‘PIBG has smaller role to play in gov’t secondary schools’
THE profile of the Parent-Teacher Association (PIBG) in government schools has a tendency to diminish after primary education, according to the chairperson of the association’s first workshop in Belait.
Mohd Hatta Hj Suhaili, an officer at the Ministry of Education’s Department of Schools, said the influence and membership of the association is positively seen in primary government schools across the country, correlating with better achievement in the Primary School Assessment (PSR) examinations, where its presence is the highest.
But several factors, the biggest being a more distant relationship between parent and child, has led to a steady decline in the influence and membership of the association in secondary schools.
Hatta said parents are more likely to leave teenagers, who actively seek more independence, to their own devices.
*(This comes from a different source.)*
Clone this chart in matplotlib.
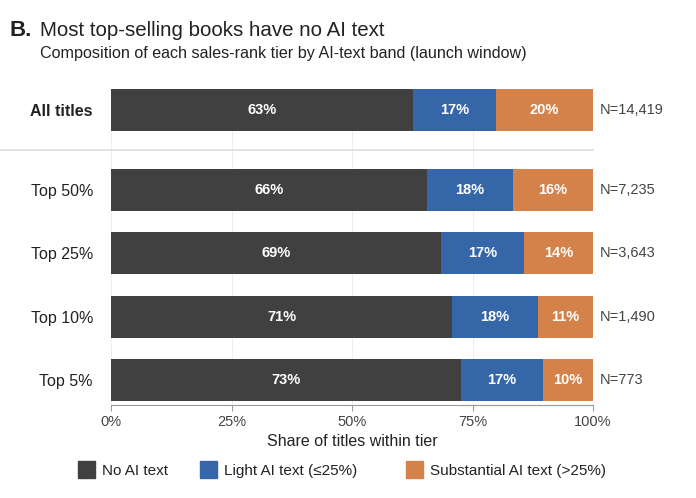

“While children eventually need to become more independent, the parents’ role in encouraging and addressing their children's needs in secondary education is still very vital,” said Hatta.
Attendance is one area that affects both primary and secondary schools, which the association - due to its membership composition - has the ability to address.
“Making a difference to attendance is an issue that needs to be understood from the ground up, starting with parents.
“Solutions offered need to be ones that will actually be used, and the association can offer the MoE insight into what’s needed,” said Hatta.
Sayydina Ali Secondary School’s deputy principal said secondary students could also face other social and academic problems that require the counsel of parents.
“The ‘middle-man’ role the association has between school staff and students still has value for secondary education as teens have yet to mature into full adults,” said Mohd Shamry Hj Md Sani.